Bristol owes its size and wealth to its importance as a trading hub.

Trading within the British Isles

Bristol was a trading hub from its beginnings in about AD 1000. The position of its port, in a protected river but with easy access to the sea and to inland river transport, gave it advantages over other ports in the region. By about 1250, it was the second most important port in the country after London, trading locally, nationally and internationally.

 

Trading with the north and the Midlands

 

The River Severn gave Bristol's merchants a route inland to the Midlands and the north. Bristol was the distribution centre, taking imported goods up the river to sell and bringing back woollen cloth and agricultural produce. Some items went both ways.

Woad was a blue dye imported from France and sold to Coventry.

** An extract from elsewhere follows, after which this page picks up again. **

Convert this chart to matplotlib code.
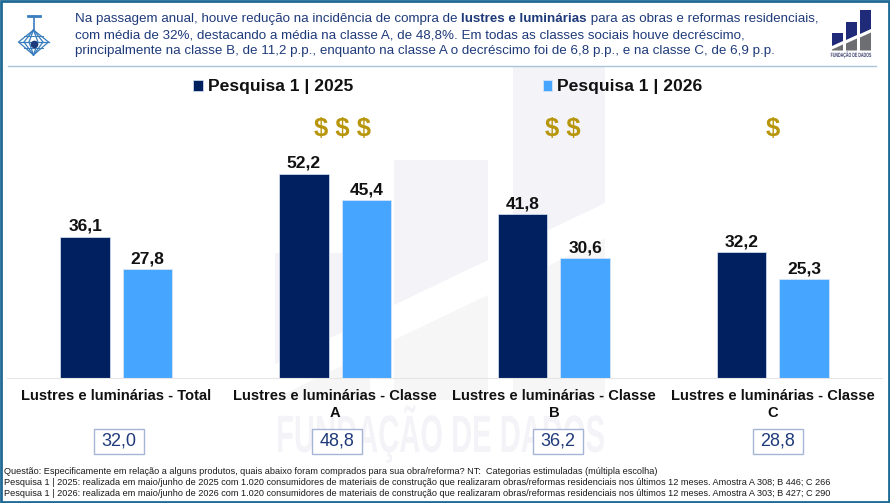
from matplotlib import pyplot as plt
from matplotlib.patches import Polygon, Rectangle
from matplotlib.patheffects import AbstractPathEffect
from matplotlib.transforms import Affine2D
import numpy as np

plt.rcParams['font.family'] = ['Liberation Sans', 'DejaVu Sans']

categorias = ['Lustres e luminárias - Total', 'Lustres e luminárias - Classe\nA',
	'Lustres e luminárias - Classe\nB', 'Lustres e luminárias - Classe\nC']
pesquisa_2025 = [36.1, 52.2, 41.8, 32.2]
pesquisa_2026 = [27.8, 45.4, 30.6, 25.3]
medias = [32.0, 48.8, 36.2, 28.8]
series = ['Pesquisa 1 | 2025', 'Pesquisa 1 | 2026']
cifroes = ['$ $ $', '$ $', '$']

titulo_a = 'Na passagem anual, houve redução na incidência de compra de '
titulo_b = 'lustres e luminárias'
titulo_c = ' para as obras e reformas residenciais,'
titulo_2 = 'com média de 32%, destacando a média na classe A, de 48,8%. Em todas as classes sociais houve decréscimo,'
titulo_3 = 'principalmente na classe B, de 11,2 p.p., enquanto na classe A o decréscimo foi de 6,8 p.p., e na classe C, de 6,9 p.p.'
rodape = ['Questão: Especificamente em relação a alguns produtos, quais abaixo foram comprados para sua obra/reforma? NT:  Categorias estimuladas (múltipla escolha)',
	'Pesquisa 1 | 2025: realizada em maio/junho de 2025 com 1.020 consumidores de materiais de construção que realizaram obras/reformas residenciais nos últimos 12 meses. Amostra A 308; B 446; C 266',
	'Pesquisa 1 | 2026: realizada em maio/junho de 2026 com 1.020 consumidores de materiais de construção que realizaram obras/reformas residenciais nos últimos 12 meses. Amostra A 303; B 427; C 290']

def virgula(v):
	return f'{v:.1f}'.replace('.', ',')

# a fonte condensada nao existe aqui, entao estica o texto na vertical
class Estica(AbstractPathEffect):
	def __init__(self, k):
		super().__init__()
		self.k = k
	def draw_path(self, renderer, gc, tpath, affine, rgbFace=None):
		renderer.draw_path(gc, tpath, Affine2D().scale(1, self.k) + affine, rgbFace)

AZUL_ESCURO = '#002060'
AZUL_CLARO = '#45A5FF'
TEXTO_AZUL = '#1F3A7A'
MARCA = '#F3F3F8'

fig = plt.figure(figsize=(8.9, 5.03), dpi=100)

# fundo em coordenadas de pixel: moldura, marca d'agua, cabecalho
bg = fig.add_axes([0, 0, 1, 1], zorder=0)
bg.set_xlim(0, 890)
bg.set_ylim(503, 0)
bg.axis('off')

# marca d'agua
for x0, x1, topo, y0, y1 in [(275, 370, 253, 364, 319), (394, 488, 160, 305, 260), (513, 605, 67, 247, 203)]:
	bg.add_patch(Polygon([(x0, topo), (x1, topo), (x1, y1), (x0, y0)], fc=MARCA, ec='none'))
for pts in [[(272, 400), (370, 352), (370, 400)],
		[(394, 340), (488, 295), (488, 400), (394, 400)],
		[(513, 283), (605, 238), (605, 400), (513, 400)]]:
	bg.add_patch(Polygon(pts, fc='#F6F6F7', ec='none'))
bg.text(440.5, 452, 'FUNDAÇÃO DE DADOS', fontsize=21, fontweight='bold', color=MARCA, ha='center', va='baseline',
	path_effects=[Estica(1.8)])

# moldura e linha do cabecalho
bg.add_patch(Rectangle((1, 1), 888, 501, fc='none', ec='#1F6A94', lw=2))
bg.plot([8, 876], [65.5, 65.5], color='#A9C4D8', lw=1)

# icone do lustre
LUSTRE = '#3A7DBE'
bg.plot([28, 40], [16, 16], color=LUSTRE, lw=2)
bg.plot([33.5, 33.5], [16, 31], color=LUSTRE, lw=1.2)
for xa in [18.5, 24, 29, 38, 43, 48.5]:
	bg.plot([33.5, xa, 33.5], [30, 42, 55], color=LUSTRE, lw=0.9)
bg.plot([18.5, 48.5], [42, 42], color=LUSTRE, lw=0.9)
bg.plot([24, 43], [36, 36], color=LUSTRE, lw=0.7)
bg.plot([24, 43], [48, 48], color=LUSTRE, lw=0.7)
bg.plot([33.5], [44], 'o', color='#1F3A7A', ms=4.5)

# logo
for x0, y0, topo in [(832, 46, 33), (846, 40, 22), (860, 34, 10)]:
	x1 = x0 + 11
	bg.add_patch(Polygon([(x0, topo), (x1, topo), (x1, y0 - 5), (x0, y0)], fc='#1F2A78', ec='none'))
	bg.add_patch(Polygon([(x0, y0 + 3.5), (x1, y0 - 1.5), (x1, 50.5), (x0, 50.5)], fc='#6D6E71', ec='none'))
bg.text(851, 57, 'FUNDAÇÃO DE DADOS', fontsize=2.6, fontweight='bold', color='#3A3F6B', ha='center', va='baseline',
	path_effects=[Estica(1.7)])

# titulo, o trecho em negrito vai encadeado
TAM = 9.6
t1 = bg.text(75, 19, titulo_a, fontsize=TAM, color=TEXTO_AZUL, va='center')
t2 = bg.annotate(titulo_b, xy=(1, 0), xycoords=t1, fontsize=TAM, fontweight='bold', color=TEXTO_AZUL, va='bottom')
bg.annotate(titulo_c, xy=(1, 0), xycoords=t2, fontsize=TAM, color=TEXTO_AZUL, va='bottom')
bg.text(75, 35, titulo_2, fontsize=TAM, color=TEXTO_AZUL, va='center')
bg.text(75, 51, titulo_3, fontsize=TAM, color=TEXTO_AZUL, va='center')

# cifroes
for x, s in zip([343, 562.5, 773], cifroes):
	bg.text(x, 129, s, fontsize=18.5, fontweight='bold', color='#B8960C', ha='center', va='center', parse_math=False)

# caixas das medias
for xc, m in zip([119, 337, 557.5, 778], medias):
	bg.add_patch(Rectangle((xc - 25, 429), 50, 25, fc='white', ec='#A6B5D5', lw=1, zorder=3))
	bg.text(xc, 441.5, virgula(m), fontsize=13, color=TEXTO_AZUL, ha='center', va='center', zorder=4)

for y, s in zip([471, 482.5, 494], rodape):
	bg.text(4, y, s, fontsize=6.6, color='#1A1A1A', va='center')

# grafico
ax = fig.add_axes([7 / 890, (503 - 378) / 503, 875 / 890, 310 / 503], zorder=1)
ax.patch.set_alpha(0)
x = np.arange(len(categorias))
b1 = ax.bar(x - 0.143, pesquisa_2025, 0.226, color=AZUL_ESCURO, edgecolor='#DCE6F5', linewidth=0.5, label=series[0])
b2 = ax.bar(x + 0.143, pesquisa_2026, 0.226, color=AZUL_CLARO, edgecolor='#DCE6F5', linewidth=0.5, label=series[1])
for b, vals in [(b1, pesquisa_2025), (b2, pesquisa_2026)]:
	ax.bar_label(b, labels=[virgula(v) for v in vals], padding=2, fontsize=12.5, fontweight='bold', color='#111111')
ax.set_xlim(-0.5, 3.5)
ax.set_ylim(0, 79.2)
ax.set_xticks(x)
ax.set_xticklabels(categorias, fontsize=10.6, fontweight='bold', color='#111111', linespacing=1.25)
ax.tick_params(axis='x', length=0, pad=8)
ax.set_yticks([])
for lado in ['top', 'left', 'right']:
	ax.spines[lado].set_visible(False)
ax.spines['bottom'].set_color('#E6E6E6')
ax.legend(loc='center', bbox_to_anchor=(441 / 875, (378 - 87) / 310), ncol=2, frameon=False, handlelength=0.55,
	handleheight=0.55, handletextpad=0.28, columnspacing=10.83, prop={'size': 12.6, 'weight': 'bold'}, labelcolor='#111111')

fig.savefig('out.png', dpi=100)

In

Coventry, it was used to dye woollen cloth, which was then sold back to Bristol merchants, who exported it to Europe.

Alabaster panels were among the items carried down the Severn and exported from Bristol by local merchants such as Robert Thorne, who was based in Seville, in Spain, in the 1520s. Carved in Nottingham, they illustrated scenes from the Bible.

Trading with Cornwall

 

Bristol was home to the early brass industry in Britain, which began in the 1690s.

Brass is made from copper and zinc. The local coal-fields supplied the fuel needed to smelt the copper ore, which came by sea from Cornwall, Devon and America. The Baptist Mills brassworks was using 200 tons of ore a year by 1712.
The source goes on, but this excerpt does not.